KevCaz's Website

Yesterday, I was trying to find a way to count lines of a set of R files without comments nor empty lines and found this answer on stackoverflow:

1
cat R/* | sed '/^\s*#/d;/^\s*$/d' | wc -l

Exactly what I needed! A few explanations are in order:

  • cat reads files sequentially;
  • "|" is the the pipe operator;
  • sed parses and transforms text;
  • wc counts words, lines and more!

Basically, counting lines of a file is done with the option -l of wc (option -m for characters, see man wc to learn more):

1
wc -l file   

cat reads the set of file and with pass it to wc using the pipe:

1
cat R/* | wc -l     

To remove blank lines (here comments and empty lines) we use the stream editor as follows:

1
sed '/^\s*#/d;/^\s*$/d'

There are two instructions separated by a semi colon:

  1. /^\s*#/d
  2. /^\s*$/d

Characters between the two slashes / / is the selection and d at the end of the instruction means “delete the selection”. ^\s*# means “lines starting by (^) an arbitrary number (*) of whitespace characters (\s) followed by a # (the character for comments)”, so basically lines of comments.

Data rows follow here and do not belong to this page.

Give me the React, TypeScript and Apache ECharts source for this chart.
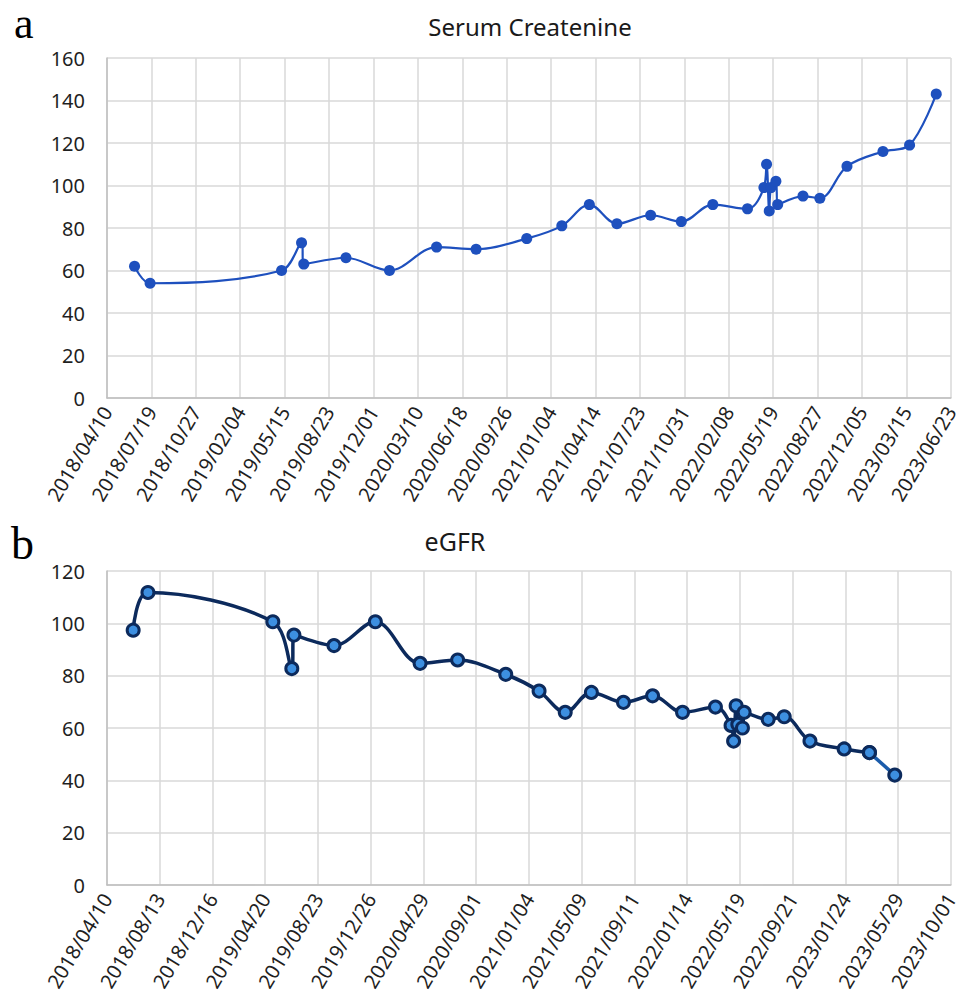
import React, { useEffect, useRef } from "react";
import * as echarts from "echarts";

// ---- data ----
const baseDate = "2018/04/10";
const visitDates = [
  "2018/06/11", "2018/07/16", "2019/05/08", "2019/06/22", "2019/06/27",
  "2019/09/30", "2020/01/06", "2020/04/21", "2020/07/19", "2020/11/10",
  "2021/01/28", "2021/03/31", "2021/06/01", "2021/08/16", "2021/10/24",
  "2022/01/03", "2022/03/22", "2022/04/28", "2022/05/04", "2022/05/10",
  "2022/05/14", "2022/05/25", "2022/05/29", "2022/07/25", "2022/09/01",
  "2022/11/01", "2023/01/21", "2023/03/22", "2023/05/21",
];
const creatinine = [
  62, 54, 60, 73, 63, 66, 60, 71, 70, 75,
  81, 91, 82, 86, 83, 91, 89, 99, 110, 88,
  99, 102, 91, 95, 94, 109, 116, 119, 143,
];
const egfr = [
  97.4, 111.8, 100.6, 82.7, 95.5, 91.5, 100.6, 84.7, 86, 80.5,
  74.1, 66, 73.6, 69.8, 72.3, 66, 68, 61, 55, 68.5,
  61.4, 60, 66, 63.3, 64.3, 55, 52, 50.6, 42,
];
// axis ticks (days after baseDate)
const creatTickStepDays = 100;
const creatTickMaxDays = 1900;
const egfrTickStepDays = 125;
const egfrTickMaxDays = 2000;
const creatYTicks = { min: 0, max: 160, step: 20 };
const egfrYTicks = { min: 0, max: 120, step: 20 };
const titles = { a: "Serum Createnine", b: "eGFR" };
const panelLetters = ["a", "b"];

// ---- helpers ----
const DAY = 86400000;
const toUTC = (s: string) => {
  const [y, m, d] = s.split("/").map(Number);
  return Date.UTC(y, m - 1, d);
};
const baseUTC = toUTC(baseDate);
const dayOffset = (s: string) => Math.round((toUTC(s) - baseUTC) / DAY);
const pad = (n: number) => (n < 10 ? "0" + n : "" + n);
const fmtDay = (v: number) => {
  const d = new Date(baseUTC + v * DAY);
  return `${d.getUTCFullYear()}/${pad(d.getUTCMonth() + 1)}/${pad(d.getUTCDate())}`;
};

const FONT = "'Noto Sans', 'Open Sans', sans-serif";

export default function App() {
  const ref = useRef<HTMLDivElement>(null);
  useEffect(() => {
    if (!ref.current) return;
    const chart = echarts.init(ref.current, undefined, { renderer: "svg" });
    const days = visitDates.map(dayOffset);
    const creatData = days.map((d, i) => [d, creatinine[i]]);
    const egfrData = days.map((d, i) => [d, egfr[i]]);
    const n = egfrData.length;

    const xAxisBase = (gridIndex: number, step: number, max: number) => ({
      type: "value",
      gridIndex,
      min: 0,
      max,
      interval: step,
      axisLine: { show: true, lineStyle: { color: "#bfbfbf", width: 1.5 } },
      axisTick: { show: false },
      splitLine: { show: true, lineStyle: { color: "#d9d9d9", width: 1.5 } },
      axisLabel: {
        formatter: (v: number) => fmtDay(v),
        rotate: 59,
        fontSize: 20,
        fontFamily: FONT,
        color: "#1f1f1f",
        margin: 10,
        showMaxLabel: true,
        showMinLabel: true,
      },
    });
    const yAxisBase = (gridIndex: number, t: { min: number; max: number; step: number }) => ({
      type: "value",
      gridIndex,
      min: t.min,
      max: t.max,
      interval: t.step,
      axisLine: { show: true, lineStyle: { color: "#bfbfbf", width: 1.5 } },
      axisTick: { show: false },
      splitLine: { show: true, lineStyle: { color: "#d9d9d9", width: 1.5 } },
      axisLabel: { fontSize: 20, fontFamily: FONT, color: "#1f1f1f", margin: 22 },
    });

    const egfrMarker = {
      color: "#3d8fe0",
      borderColor: "#0c2a5c",
      borderWidth: 3,
    };

    chart.setOption({
      animation: false,
      backgroundColor: "#ffffff",
      grid: [
        { left: 107, top: 58, width: 847, height: 340 },
        { left: 107, top: 571, width: 847, height: 314 },
      ],
      xAxis: [
        xAxisBase(0, creatTickStepDays, creatTickMaxDays),
        xAxisBase(1, egfrTickStepDays, egfrTickMaxDays),
      ],
      yAxis: [yAxisBase(0, creatYTicks), yAxisBase(1, egfrYTicks)],
      graphic: [
        {
          type: "text",
          x: 530,
          y: 26,
          style: {
            text: titles.a,
            font: `24px ${FONT}`,
            fill: "#1a1a1a",
            textAlign: "center",
            textVerticalAlign: "middle",
          },
        },
        {
          type: "text",
          x: 455,
          y: 541,
          style: {
            text: titles.b,
            font: `25px ${FONT}`,
            fill: "#1a1a1a",
            textAlign: "center",
            textVerticalAlign: "middle",
          },
        },
        {
          type: "text",
          x: 14,
          y: 45,
          style: {
            text: panelLetters[0],
            font: `44px 'Liberation Serif', serif`,
            fill: "#000",
            textVerticalAlign: "bottom",
          },
        },
        {
          type: "text",
          x: 11,
          y: 566,
          style: {
            text: panelLetters[1],
            font: `46px 'Liberation Serif', serif`,
            fill: "#000",
            textVerticalAlign: "bottom",
          },
        },
      ],
      series: [
        {
          type: "line",
          xAxisIndex: 0,
          yAxisIndex: 0,
          data: creatData,
          smooth: 0.35,
          symbol: "circle",
          symbolSize: 11,
          lineStyle: { color: "#1e50be", width: 2.2 },
          itemStyle: { color: "#1e50be" },
        },
        {
          type: "line",
          xAxisIndex: 1,
          yAxisIndex: 1,
          data: egfrData.slice(n - 2),
          smooth: 0.35,
          symbol: "circle",
          symbolSize: 12,
          lineStyle: { color: "#1b5cab", width: 3.5 },
          itemStyle: egfrMarker,
        },
        {
          type: "line",
          xAxisIndex: 1,
          yAxisIndex: 1,
          data: egfrData.slice(0, n - 1),
          smooth: 0.35,
          symbol: "circle",
          symbolSize: 12,
          lineStyle: { color: "#0c2a5c", width: 3.5 },
          itemStyle: egfrMarker,
        },
      ],
    });
    return () => chart.dispose();
  }, []);
  return (
    <div
      ref={ref}
      style={{ position: "absolute", left: 0, top: 0, width: 961, height: 1000 }}
    />
  );
}
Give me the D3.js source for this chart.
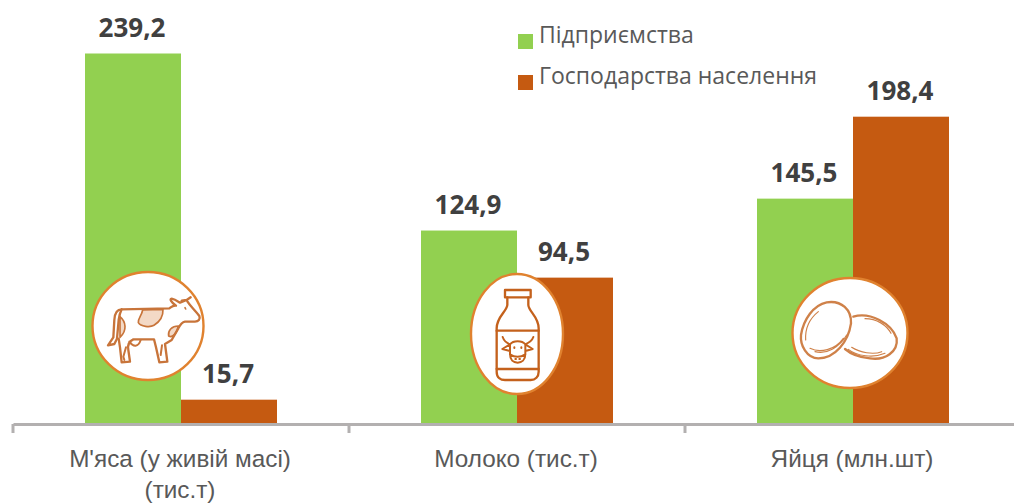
<!DOCTYPE html>
<html lang="uk">
<head>
<meta charset="utf-8">
<title>Виробництво продукції тваринництва</title>
<script src="https://cdn.jsdelivr.net/npm/d3@7"></script>
<style>
  html, body { margin: 0; padding: 0; background: #fff; overflow: hidden; }
  svg { display: block; font-family: "Open Sans", sans-serif; }
</style>
</head>
<body>
<div id="chart"></div>
<script>
// chart values
const categories = ["М'яса (у живій масі)|(тис.т)", "Молоко (тис.т)", "Яйця (млн.шт)"];
const seriesNames = ["Підприємства", "Господарства населення"];
const enterprises = [239.2, 124.9, 145.5];
const households = [15.7, 94.5, 198.4];
const seriesColors = ["#92d050", "#c55a11"];

const width = 1014, height = 504;
const baseline = 424;

const svg = d3.select("#chart")
  .append("svg")
    .attr("width", width)
    .attr("height", height);

// scales
const x0 = d3.scaleBand()
  .domain(categories)
  .range([13, 1021]);
const x1 = d3.scaleBand()
  .domain(seriesNames)
  .range([0, x0.bandwidth()])
  .paddingInner(0)
  .paddingOuter(0.75);
const y = d3.scaleLinear()
  .domain([0, 239.2])
  .range([baseline, 53.5]);
const color = d3.scaleOrdinal().domain(seriesNames).range(seriesColors);

const series = [enterprises, households];
const fmt = v => String(v).replace(".", ",");

// bars
const groups = svg.selectAll("g.cat")
  .data(categories)
  .join("g")
    .attr("class", "cat")
    .attr("transform", d => `translate(${x0(d)},0)`);

groups.each(function(cat, i) {
  const rows = seriesNames.map((name, s) => ({name, value: series[s][i]}));
  const g = d3.select(this);
  g.selectAll("rect")
    .data(rows)
    .join("rect")
      .attr("x", d => x1(d.name))
      .attr("y", d => y(d.value))
      .attr("width", x1.bandwidth())
      .attr("height", d => y(0) - y(d.value))
      .attr("fill", d => color(d.name));
  g.selectAll("text")
    .data(rows)
    .join("text")
      .attr("x", d => x1(d.name) + x1.bandwidth() / 2 - 1)
      .attr("y", d => y(d.value) - 17)
      .attr("text-anchor", "middle")
      .attr("font-size", 26)
      .attr("font-weight", 700)
      .attr("fill", "#404040")
      .text(d => fmt(d.value));
});

// x axis, ticks go on the band edges so the axis only gives line and labels
const axis = svg.append("g")
  .attr("transform", `translate(0,${baseline})`)
  .call(d3.axisBottom(x0).tickSize(0).tickFormat(""));
axis.select(".domain")
  .attr("stroke", "#b3b0b0")
  .attr("stroke-width", 3);

axis.selectAll(".edge")
  .data(categories.map(c => x0(c)).concat(x0.range()[1]))
  .join("line")
    .attr("class", "edge")
    .attr("x1", d => d).attr("x2", d => d)
    .attr("y1", 0).attr("y2", 9)
    .attr("stroke", "#b3b0b0")
    .attr("stroke-width", 3);

axis.selectAll(".tick text").remove();
axis.selectAll(".tick").each(function(d) {
  const t = d3.select(this).append("text")
    .attr("text-anchor", "middle")
    .attr("font-size", 24.3)
    .attr("fill", "#595959");
  d.split("|").forEach((line, i) => {
    t.append("tspan")
      .attr("x", -1)
      .attr("y", 43 + i * 31)
      .text(line);
  });
});

// legend
const legend = svg.selectAll("g.legend")
  .data(seriesNames)
  .join("g")
    .attr("class", "legend")
    .attr("transform", (d, i) => `translate(518,${34 + i * 41})`);
legend.append("rect")
  .attr("width", 15)
  .attr("height", 15)
  .attr("fill", d => color(d));
legend.append("text")
  .attr("x", 21)
  .attr("y", 9)
  .attr("font-size", 23)
  .attr("fill", "#595959")
  .text(d => d);

// icons on top of the bars, paths traced at 3x so they stay in crop units
function badge(cx, cy, rx, ry) {
  svg.append("ellipse")
    .attr("cx", cx).attr("cy", cy).attr("rx", rx).attr("ry", ry)
    .attr("fill", "#fff")
    .attr("stroke", "#e0822f")
    .attr("stroke-width", 2.4);
}
function icon(ox, oy, stroke, paths) {
  const g = svg.append("g")
    .attr("transform", `translate(${ox},${oy}) scale(${1 / 3})`)
    .attr("fill", "none")
    .attr("stroke", stroke)
    .attr("stroke-linejoin", "round")
    .attr("stroke-linecap", "round");
  paths.forEach(p => {
    g.append("path")
      .attr("d", p.d)
      .attr("fill", p.fill || "none")
      .attr("stroke-width", p.w || 7);
  });
}

// cow
badge(148, 326, 55.5, 54);
icon(70, 260, "#c8743a", [
  {d: "M218,150 C215,168 203,175 205,188 C212,200 240,203 252,196 C270,185 280,170 279,148 Z", fill: "#f3d9c6", w: 5},
  {d: "M150,170 C168,185 172,212 150,232 Z", fill: "#f3d9c6", w: 5},
  {d: "M325,198 C305,198 293,212 296,228 C310,236 322,215 325,198 Z", fill: "#f3d9c6", w: 5},
  {d: "M155,148 C140,148 134,160 133,180 L130,232 L114,256 L133,252 L141,236 L146,180 C148,165 150,158 155,148"},
  {d: "M155,148 L298,145 C305,140 310,135 318,137 C303,127 298,116 305,116 C315,118 325,125 330,128 L350,120 L362,112 M350,120 L335,122 M352,124 C362,140 375,150 388,168 C392,178 385,185 375,185 L345,185 C335,187 330,195 325,205 L305,240 L285,252 L292,305 L268,307 L258,262 L252,238 L190,238 C175,245 172,255 175,270 L180,305 L155,307 L150,262 L146,236"},
  {d: "M178,245 C190,262 205,262 212,240 M168,262 L160,290 L163,300 M276,256 L272,285", w: 6},
  {d: "M345,143 L347,147", w: 5}
]);

// bottle
badge(517, 334, 46, 60);
icon(460, 265, "#c4611c", [
  {d: "M135,75 L212,75 L212,97 L135,97 Z"},
  {d: "M142,97 L142,120 C140,140 110,155 110,190 L110,320 C110,338 122,345 135,345 L212,345 C226,345 236,335 236,320 L236,190 C236,155 206,140 205,120 L205,97"},
  {d: "M110,197 L236,197 M110,312 L236,312"},
  {d: "M150,238 C135,232 130,222 128,216 M196,238 C210,232 218,222 220,216 M150,238 L127,252 L150,258 M196,238 L218,252 L196,258 M150,238 C160,226 186,226 196,238 L196,268 C196,285 185,293 173,293 C160,293 150,285 150,268 Z M150,268 C165,278 180,278 196,268", w: 6},
  {d: "M163,247 L163,249 M184,247 L184,249 M166,282 L168,282 M178,282 L180,282", w: 6}
]);

// eggs
badge(850, 333, 57.5, 55);
icon(785, 270, "#cf8149", [
  {d: "M205,140 C255,125 320,160 335,205 C340,245 300,272 255,265 C225,262 195,250 180,237", w: 7},
  {d: "M240,146 C275,146 305,165 318,190 M190,238 C215,258 265,265 300,250 M200,232 C225,248 265,255 290,245", w: 3.5},
  {d: "M125,97 C170,90 200,120 198,160 C190,215 150,265 100,265 C65,265 45,225 48,195 C55,150 85,105 125,97 Z", w: 7},
  {d: "M100,125 C75,145 60,175 62,210 M75,235 C105,250 150,240 175,205 M90,245 C125,255 165,230 185,195", w: 3.5}
]);
</script>
</body>
</html>
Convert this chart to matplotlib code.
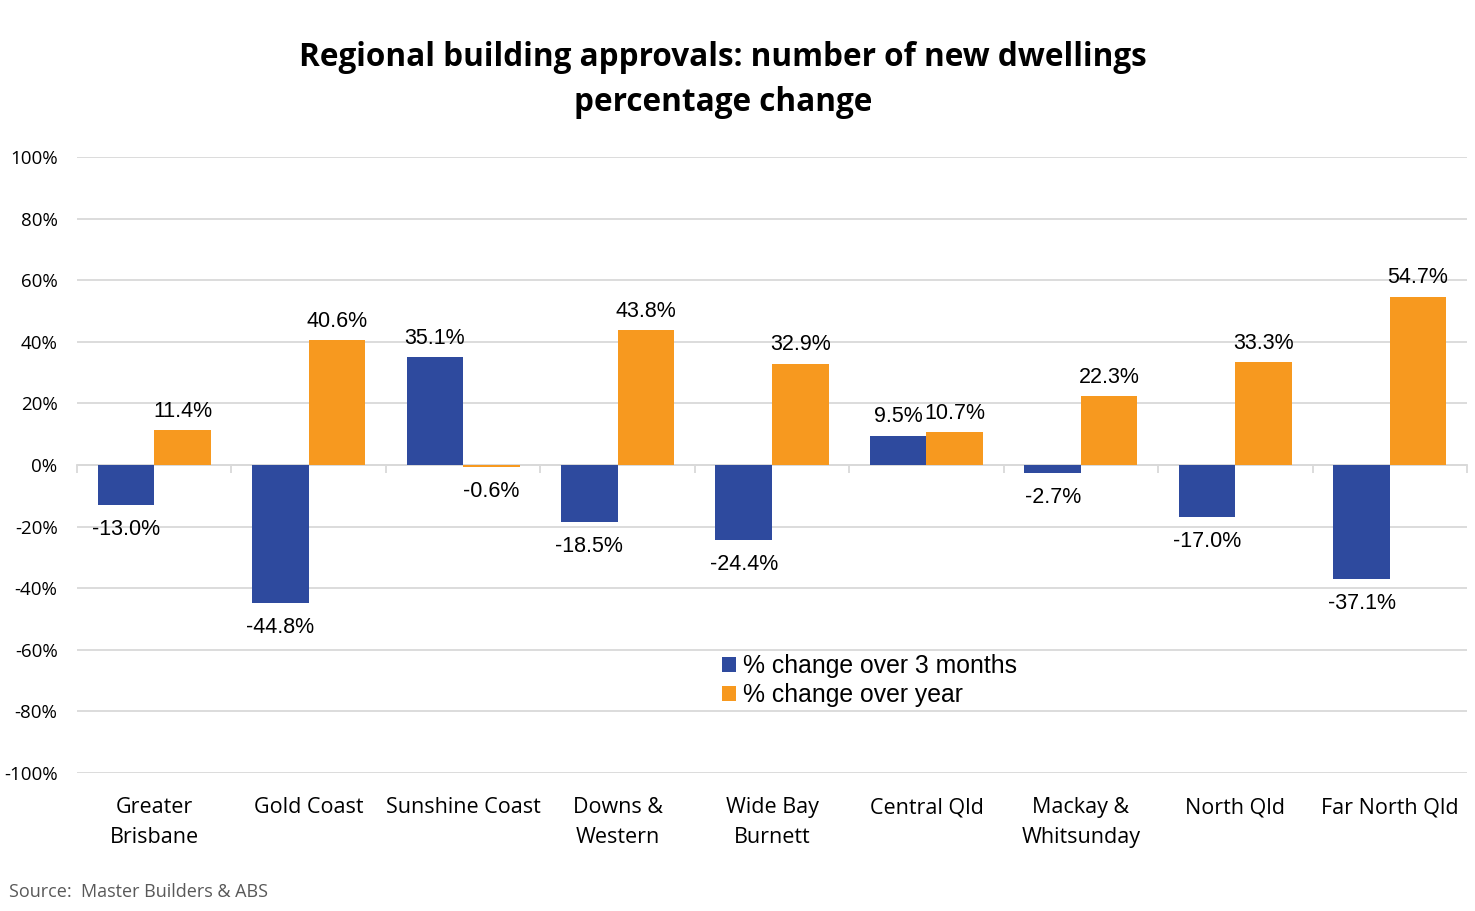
import numpy as np
import matplotlib
matplotlib.use('Agg')
import matplotlib.pyplot as plt
from matplotlib.transforms import blended_transform_factory

# data
regions = ['Greater\nBrisbane', 'Gold Coast', 'Sunshine Coast', 'Downs &\nWestern',
           'Wide Bay\nBurnett', 'Central Qld', 'Mackay &\nWhitsunday', 'North Qld',
           'Far North Qld']
change_3m = [-13.0, -44.8, 35.1, -18.5, -24.4, 9.5, -2.7, -17.0, -37.1]
change_yr = [11.4, 40.6, -0.6, 43.8, 32.9, 10.7, 22.3, 33.3, 54.7]
yticks = [-100, -80, -60, -40, -20, 0, 20, 40, 60, 80, 100]

BLUE = '#2E4A9E'
ORANGE = '#F7991F'
GRID = '#D9D9D9'
UI_FONT = 'Open Sans'
LBL_FONT = 'Liberation Sans'

fig = plt.figure(figsize=(14.75, 9.11), dpi=100)
ax = fig.add_axes([77/1475, 1 - 773/911, (1467-77)/1475, (773-157)/911])

x = np.arange(len(regions))
w = 0.366
b1 = ax.bar(x - w/2, change_3m, w, color=BLUE, label='% change over 3 months', zorder=3)
b2 = ax.bar(x + w/2, change_yr, w, color=ORANGE, label='% change over year', zorder=3)

ax.set_xlim(-0.5, len(regions) - 0.5)
ax.set_ylim(-100, 100)
ax.set_yticks(yticks)
ax.set_yticklabels([f'{v}%' for v in yticks], fontfamily=UI_FONT, fontsize=13.5)
ax.tick_params(axis='y', length=0, pad=14)
ax.yaxis.grid(True, color=GRID, linewidth=1.3, zorder=0)
ax.set_axisbelow(True)
for s in ['top', 'right', 'left']:
    ax.spines[s].set_visible(False)

# zero line with boundary tick marks
ax.spines['bottom'].set_position(('data', 0))
ax.spines['bottom'].set_color(GRID)
ax.spines['bottom'].set_linewidth(1.3)
ax.set_xticks(np.arange(-0.5, len(regions), 1.0))
ax.set_xticklabels([])
ax.tick_params(axis='x', length=6, color=GRID, width=1.3, direction='out')

# category labels under the plot
trans = blended_transform_factory(ax.transData, ax.transAxes)
for xi, name in zip(x, regions):
    ax.text(xi, -0.039, name, transform=trans, ha='center', va='top',
            fontfamily=UI_FONT, fontsize=15.5, linespacing=1.55)

# data labels
for bars, vals in [(b1, change_3m), (b2, change_yr)]:
    for rect, v in zip(bars, vals):
        cx = rect.get_x() + rect.get_width()/2
        if v >= 0:
            ax.annotate(f'{v:.1f}%', (cx, v), xytext=(0, 6), textcoords='offset points',
                        ha='center', va='bottom', fontfamily=LBL_FONT, fontsize=15.5)
        else:
            ax.annotate(f'{v:.1f}%', (cx, v), xytext=(0, -10), textcoords='offset points',
                        ha='center', va='top', fontfamily=LBL_FONT, fontsize=15.5)

fig.text(723/1475, 1 - 80/911,
         'Regional building approvals: number of new dwellings\npercentage change',
         ha='center', va='center', fontfamily=UI_FONT, fontweight='bold',
         fontsize=22.7, linespacing=1.45)

fig.legend(handles=[b1, b2], loc='upper left', bbox_to_anchor=(722/1475, 1 - 654/911),
           frameon=False, prop={'family': LBL_FONT, 'size': 17.8},
           handlelength=0.55, handleheight=0.55, handletextpad=0.3,
           labelspacing=0.2, borderaxespad=0, borderpad=0)

fig.text(9/1475, 1 - 892/911, 'Source:  Master Builders & ABS', ha='left', va='center',
         fontfamily=UI_FONT, fontsize=13, color='#595959')

fig.savefig('out.png', dpi=100)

The second line is similar but $ indicates the end of the line, so /^\s*$/d reads “lines that start and end by an arbitrary number of whitespace characters”, that is blank lines!

1
2
cat R/* | sed '/^\s*#/d;/^\s*$/d' | wc -l
cat R/* | sed '/^\s*#/d' | sed '/^\s*$/d' | wc -l

Stream editors are very powerful tools, if you are interested in learning more about one of them, have a careful look at the documentation of GNU sed.